Cool, thats for the info Doug. I'll keep all that in mind.


----------



## thedude (Nov 28, 2007)

Im working with 4 different springs (soon to be 5), and melanogastor and hydei.

Im hoping to start breeding some isopods, bean beetles, flour beetles, termites, and crickets. so let me know if you have any of those!!!


----------



## Quaz (Nov 13, 2005)

Man, I'm scared of flour beetles. Get an infestation in your pantry and you won't want to see another one of those things ever! Even though if you do have a culture in sealed tupperware or glass it's not too bad. They're easy to culture but the frogs only like the larvae. I had some cultures but just let the age out and die off. 

Hey, does anyone know if it's safe to use rolly polly's from the yard? if you ever find a female with young under her belly it can be a nice little dinner for a frog. Also I figure that larger frogs like terribs will take adults.
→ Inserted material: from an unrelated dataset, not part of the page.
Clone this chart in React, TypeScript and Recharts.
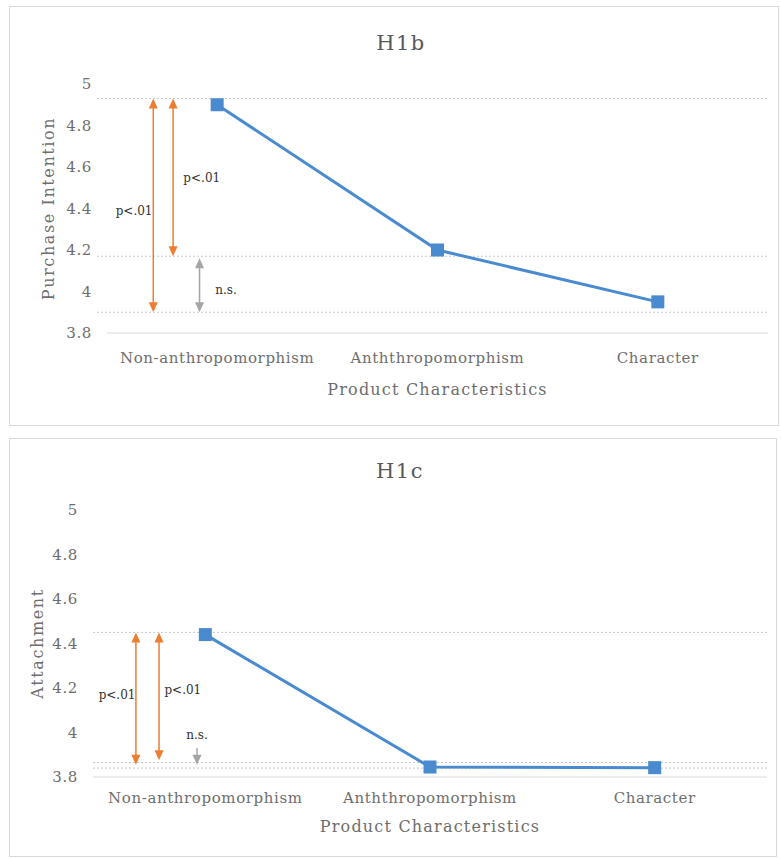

Who's the best vender right now for variety in feeders? It seems that so many of the euro froggers feed all kinds of different foods.


----------



## Dendro Dave (Aug 2, 2005)

Quaz said:


> Man, I'm scared of flour beetles. Get an infestation in your pantry and you won't want to see another one of those things ever! Even though if you do have a culture in sealed tupperware or glass it's not too bad. They're easy to culture but the frogs only like the larvae. I had some cultures but just let the age out and die off.
> 
> Hey, does anyone know if it's safe to use rolly polly's from the yard? if you ever find a female with young under her belly it can be a nice little dinner for a frog. Also I figure that larger frogs like terribs will take adults.
> 
> Who's the best vender right now for variety in feeders? It seems that so many of the euro froggers feed all kinds of different foods.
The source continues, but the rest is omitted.